Invitations
7th February 2017
Is It Ever Okay To Invite Your Ex To Your Wedding?
Spoiler Alert: it’s mostly a no from us.
IT’S A YES IF…
It was a really long time ago
If your ex was just someone you dated for a few months back in Sixth Form, but now consider strictly a friend, it’s generally okay to invite them. Hopefully, nobody is still holding on to a flame kindled by a few decades-old adolescent fumbling.
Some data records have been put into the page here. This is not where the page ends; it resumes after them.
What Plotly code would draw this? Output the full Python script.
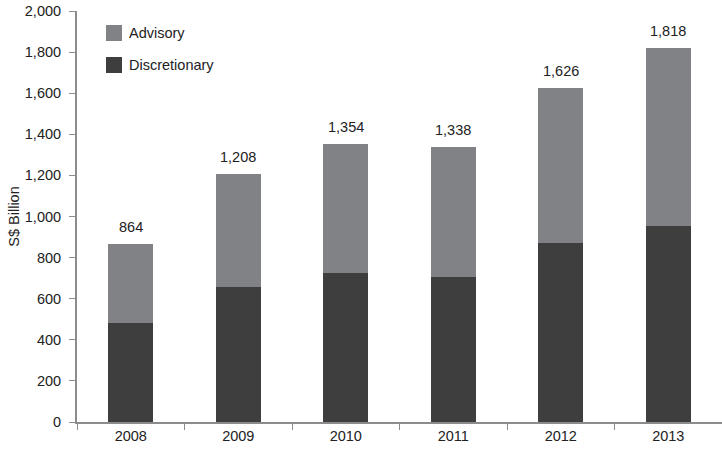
import plotly.graph_objects as go

years = ["2008", "2009", "2010", "2011", "2012", "2013"]
totals = [864, 1208, 1354, 1338, 1626, 1818]
discretionary = [484, 659, 723, 707, 872, 955]
advisory = [t - d for t, d in zip(totals, discretionary)]
total_labels = ["864", "1,208", "1,354", "1,338", "1,626", "1,818"]

c_adv = "#818285"
c_dis = "#3e3e3e"
txt = "#222222"
axis_col = "#8c8c8c"
font_family = "Liberation Sans, Arial, sans-serif"
fs = 14.5

fig = go.Figure()
fig.add_trace(go.Bar(x=years, y=discretionary, name="Discretionary",
                     marker=dict(color=c_dis, line=dict(width=0)), width=0.42))
fig.add_trace(go.Bar(x=years, y=advisory, name="Advisory",
                     marker=dict(color=c_adv, line=dict(width=0)), width=0.42))

for i, (tot, lab) in enumerate(zip(totals, total_labels)):
    fig.add_annotation(x=i, y=tot, text=lab, showarrow=False,
                       yanchor="bottom", yshift=7,
                       font=dict(size=fs, color=txt, family=font_family))

# legend drawn as shapes + text
legend_items = [("Advisory", c_adv), ("Discretionary", c_dis)]
for i, (name, col) in enumerate(legend_items):
    y0 = 25 + i * 32
    fig.add_shape(type="rect", xref="paper", yref="paper",
                  x0=(106 - 77) / 645, x1=(122 - 77) / 645,
                  y0=1 - (y0 + 16 - 11) / 411, y1=1 - (y0 - 11) / 411,
                  fillcolor=col, line=dict(width=0))
    fig.add_annotation(xref="paper", yref="paper", x=(127 - 77) / 645,
                       y=1 - (y0 + 8 - 11) / 411, text=name, showarrow=False,
                       xanchor="left", yanchor="middle",
                       font=dict(size=fs, color=txt, family=font_family))

fig.update_layout(
    barmode="stack",
    width=722, height=452,
    margin=dict(l=77, r=0, t=11, b=30),
    paper_bgcolor="white", plot_bgcolor="white",
    showlegend=False,
    font=dict(family=font_family, size=fs, color=txt),
)
fig.update_xaxes(type="category", showline=True, linecolor=axis_col, linewidth=2,
                 ticks="outside", tickson="boundaries", ticklen=6,
                 tickcolor=axis_col, tickwidth=1,
                 tickfont=dict(size=fs, color=txt), showgrid=False)
fig.update_yaxes(range=[0, 2000], dtick=200, tickformat=",",
                 showline=True, linecolor=axis_col, linewidth=2,
                 ticks="outside", ticklen=6, tickcolor=axis_col, tickwidth=1,
                 ticklabelstandoff=5,
                 tickfont=dict(size=fs, color=txt), showgrid=False,
                 zeroline=False,
                 title=dict(text="S$ Billion", font=dict(size=fs, color=txt), standoff=2))

fig.write_html("out.html")
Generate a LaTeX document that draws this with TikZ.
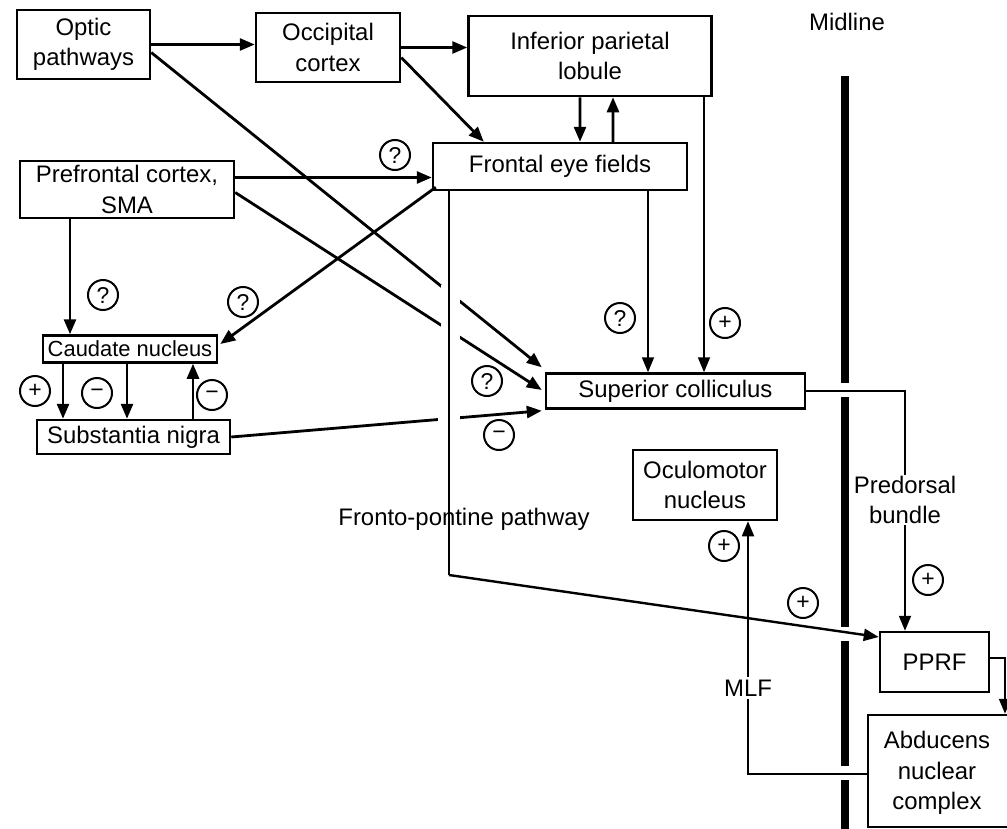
\documentclass[tikz,border=0pt]{standalone}
\usepackage{fontspec}
\setmainfont{Liberation Sans}
\usetikzlibrary{arrows.meta,calc}
\begin{document}
\begin{tikzpicture}[x=1bp,y=-1bp,
  box/.style={draw, line width=2.5bp, inner sep=0pt, align=center,
    font=\fontsize{24}{30.5}\selectfont},
  lbl/.style={inner sep=1bp, align=center, font=\fontsize{24}{30.5}\selectfont},
  arr/.style={-{Triangle[length=15bp,width=12bp]}, line width=2.8bp},
  tarr/.style={-{Triangle[length=15bp,width=12bp]}, line width=1.8bp},
  sign/.style={circle, draw, line width=2bp, minimum size=30bp, inner sep=0pt,
    font=\fontsize{23}{23}\selectfont},
]
\useasboundingbox (0,0) rectangle (1007,829);
\fill[white] (0,0) rectangle (1007,829);

% boxes
\node[box, minimum width=133bp, minimum height=69bp] (optic) at (83.5,44.5) {Optic\\pathways};
\node[box, minimum width=144bp, minimum height=69bp] (occip) at (328,47.5) {Occipital\\cortex};
\node[box, minimum width=243bp, minimum height=80bp] (ipl) at (590,56) {Inferior parietal\\lobule};
\node[box, minimum width=254bp, minimum height=47bp] (fef) at (560,166.5) {Frontal eye fields};
\node[box, minimum width=214bp, minimum height=57bp] (pfc) at (127,189.5) {Prefrontal cortex,\\SMA};
\node[box, minimum width=174bp, minimum height=27bp, font=\fontsize{22}{24}\selectfont] (caud) at (130,349) {Caudate nucleus};
\node[box, minimum width=193bp, minimum height=34bp] (sn) at (133.5,437) {Substantia nigra};
\node[box, minimum width=259bp, minimum height=35bp] (sc) at (675.5,391) {Superior colliculus};
\node[box, minimum width=144bp, minimum height=70bp] (ocm) at (705,485) {Oculomotor\\nucleus};
\node[box, minimum width=109bp, minimum height=60bp] (pprf) at (934.5,662) {PPRF};
\node[box, minimum width=160bp, minimum height=112bp] (abd) at (948,771) {};
\node[lbl] (abdt) at (937,773) {Abducens\\nuclear\\complex};

% midline
\node[lbl] (mid) at (847,22) {Midline};
\foreach \a/\b in {76/383, 397/627, 641/766, 780/829}
  \draw[line width=8bp] (845,\a) -- (845,\b);

% cortical connections
\draw[arr] (optic.east) -- (optic.east -| occip.west);
\draw[arr] (occip.east) -- (occip.east -| ipl.west);
\draw[arr] ([yshift=-10bp]occip.east) -- ([xshift=52bp]fef.north west);
\draw[arr] ([xshift=-10bp]ipl.south) -- ([xshift=20bp]fef.north);
\draw[arr] ([xshift=53bp]fef.north) -- ([xshift=23bp]ipl.south);
\draw[arr] ([yshift=12bp]pfc.east) coordinate (pe) -- (pe -| fef.west);
\draw[arr] ([xshift=-57bp]pfc.south) coordinate (pc) -- (pc |- caud.north);
\draw[arr] ([xshift=4bp,yshift=4bp]fef.south west) -- ([xshift=2bp,yshift=5bp]caud.east);

% inputs to the superior colliculus
\draw[arr] ([yshift=-8bp]optic.east) -- ([xshift=-3bp,yshift=5bp]sc.north west);
\draw[arr] ([yshift=-3bp]pfc.east) -- ([xshift=-3bp,yshift=1bp]sc.west);
\draw[arr] (sn.east) -- ([xshift=-3bp,yshift=-1bp]sc.south west);
\draw[tarr] ([xshift=88bp]fef.south) coordinate (fs) -- (fs |- sc.north);
\draw[tarr] ([xshift=114bp]ipl.south) coordinate (is) -- (is |- sc.north);

% basal ganglia loop
\draw[arr] ([xshift=-67bp]caud.south) coordinate (c1) -- (c1 |- sn.north);
\draw[arr] ([xshift=-3bp]caud.south) coordinate (c2) -- (c2 |- sn.north);
\draw[arr] ([xshift=59.5bp]sn.north) coordinate (s1) -- (s1 |- caud.south);

% fronto-pontine pathway
\fill[white] (441,285) rectangle (460,345);
\fill[white] (438,412) rectangle (460,432);
\coordinate (fp) at ([xshift=-111bp]fef.south |- 0,575);
\draw[line width=2.2bp] ([xshift=-111bp]fef.south) -- (fp);
\draw[arr, line width=2.4bp] (fp) -- ([yshift=25bp]pprf.west);
\node[lbl] (fpl) at (464,519) {Fronto-pontine pathway};

% brainstem connections
\draw[tarr] (sc.east) -| ([xshift=-29.5bp]pprf.north);
\node[lbl, fill=white] (pdb) at (905,500) {Predorsal\\bundle};
\draw[tarr] ([yshift=4bp]pprf.east) -| ([xshift=57bp]abd.north);
\draw[tarr] ([yshift=-3bp]abd.west) -| ([xshift=43bp]ocm.south);
\node[lbl, fill=white, inner sep=3bp] (mlf) at (748,688) {MLF};

% signs
\node[sign] (q1) at (395,155) {?};
\node[sign] (q2) at (103,295) {?};
\node[sign] (q3) at (243,302) {?};
\node[sign] (q4) at (620,318) {?};
\node[sign] (p1) at (725,323) {+};
\node[sign] (q5) at (487,381) {?};
\node[sign] (m1) at (499,435) {−};
\node[sign] (p2) at (35,391) {+};
\node[sign] (m2) at (97,393) {−};
\node[sign] (m3) at (212,395) {−};
\node[sign] (p3) at (724,546) {+};
\node[sign] (p4) at (803,603) {+};
\node[sign] (p5) at (928,580) {+};
\end{tikzpicture}
\end{document}
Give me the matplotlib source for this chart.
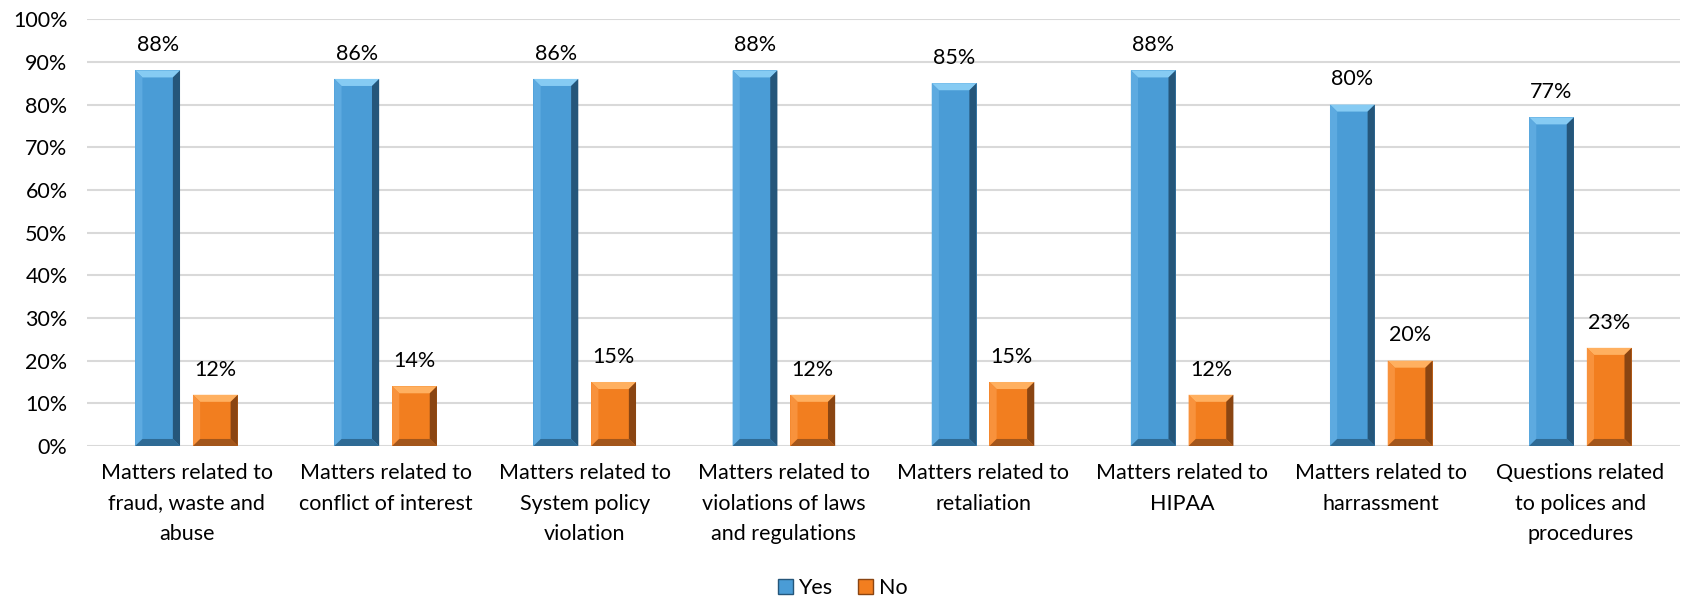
import numpy as np
import matplotlib
matplotlib.use("Agg")
import matplotlib.pyplot as plt
from matplotlib.patches import Polygon, Patch

plt.rcParams["font.family"] = ["Lato", "DejaVu Sans"]

# ── data ─────────────────────────────────────────────────────────────────────
categories = [
    "Matters related to\nfraud, waste and\nabuse",
    "Matters related to\nconflict of interest",
    "Matters related to\nSystem policy\nviolation",
    "Matters related to\nviolations of laws\nand regulations",
    "Matters related to\nretaliation",
    "Matters related to\nHIPAA",
    "Matters related to\nharrassment",
    "Questions related\nto polices and\nprocedures",
]
yes_vals = [88, 86, 86, 88, 85, 88, 80, 77]
no_vals = [12, 14, 15, 12, 15, 12, 20, 23]

# bevel palettes: face, top, left, right, bottom
BLUE = ["#4A9CD6", "#86CBF3", "#5DAAE0", "#25567A", "#2F6B95"]
ORANGE = ["#F27E1F", "#FFB060", "#F8923C", "#8A4512", "#A3561B"]

FS = 15.5

fig = plt.figure(figsize=(16.85, 5.99), dpi=100)
ax = fig.add_axes([0.0516, 0.2554, 0.9454, 0.7126])

x = np.arange(len(categories))
w = 0.225
off = 0.145
bars_yes = ax.bar(x - off, yes_vals, width=w, color=BLUE[0], zorder=3)
bars_no = ax.bar(x + off, no_vals, width=w, color=ORANGE[0], zorder=3)


def bevel(ax, bars, pal, dx=0.036, dy=1.65):
    for b in bars:
        x0, y0 = b.get_x(), b.get_y()
        x1, y1 = x0 + b.get_width(), y0 + b.get_height()
        ix0, ix1 = x0 + dx, x1 - dx
        iy0, iy1 = y0 + dy, y1 - dy
        pieces = [
            ([(x0, y1), (x1, y1), (ix1, iy1), (ix0, iy1)], pal[1]),
            ([(x0, y0), (x0, y1), (ix0, iy1), (ix0, iy0)], pal[2]),
            ([(x1, y0), (x1, y1), (ix1, iy1), (ix1, iy0)], pal[3]),
            ([(x0, y0), (x1, y0), (ix1, iy0), (ix0, iy0)], pal[4]),
        ]
        for pts, c in pieces:
            ax.add_patch(Polygon(pts, closed=True, facecolor=c, edgecolor="none", zorder=4))


bevel(ax, bars_yes, BLUE)
bevel(ax, bars_no, ORANGE)

ax.bar_label(bars_yes, labels=[f"{v}%" for v in yes_vals], padding=11, fontsize=FS, color="#000000")
ax.bar_label(bars_no, labels=[f"{v}%" for v in no_vals], padding=11, fontsize=FS, color="#000000")

ax.set_xlim(-0.5, len(categories) - 0.5)
ax.set_ylim(0, 100)
ax.set_yticks(np.arange(0, 101, 10))
ax.set_yticklabels([f"{v}%" for v in range(0, 101, 10)], fontsize=FS)
ax.set_xticks(x)
ax.set_xticklabels(categories, fontsize=FS, linespacing=1.68, va="top")
ax.tick_params(axis="both", length=0)
ax.tick_params(axis="y", pad=14)
ax.tick_params(axis="x", pad=12)
for s in ax.spines.values():
    s.set_visible(False)
ax.yaxis.grid(True, color="#D9D9D9", linewidth=1.5, zorder=0)
ax.set_axisbelow(True)

handles = [Patch(facecolor=BLUE[0], edgecolor=BLUE[3], label="Yes"),
           Patch(facecolor=ORANGE[0], edgecolor=ORANGE[3], label="No")]
fig.legend(handles=handles, loc="lower center", bbox_to_anchor=(0.5, -0.03), ncol=2,
           frameon=False, fontsize=FS, handlelength=0.7, handleheight=0.7,
           handletextpad=0.25, columnspacing=1.2)

fig.savefig("out.png", dpi=100, facecolor="white")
Your ex is coupled up and you’re all on good terms
If you know your ex is happily married and you and your future spouse are on good terms with both halves of the couple, you can certainly extend an invitation to them. (Always check with your partner first of course – what you consider ‘good terms’ on your end could be mere politeness on theirs.)
IT’S A MAYBE IF…
You have children together
If you have children from a past relationship, you may want to consider inviting the children’s mother or father as well, as a gesture of good faith. However, only do so if you think your ex is generally a good person, that they don’t still have romantic feelings for you, they’re in a good place in their life (see above) and that they won’t make a scene.
IT’S A NO IF…
They’re unstable or frightening
Break-ups happen for all sorts of reasons, and the way people react to them, sometimes even when years have gone by, varies wildly as well. If your ex has a history of being a few sandwiches short of a picnic, or the thought of what they might to at the wedding frightens you, err on the side of caution and don’t invite them.
They have a crazy partner or spouse
Your ex might be a perfectly pleasant and sane person, but if the person they’re currently seeing or are married to is not, you just have to strike them both off the list. It’s easier this way.
You’re not sure whether your feelings are completely gone
Emotions are complicated. Even though you may be fully in love with your wife or husband to be, you still may have complicated and unresolved feelings about your ex, or vice versa – and what worse day could there be for these feelings to reawaken then on your wedding? Don’t put yourself in harm’s way – strike them off the guest list.
Your partner doesn’t want them there
In all cases, your future husband or wife takes precedence over any of your exes’ hurt feelings. If they don’t want them there, don’t invite them.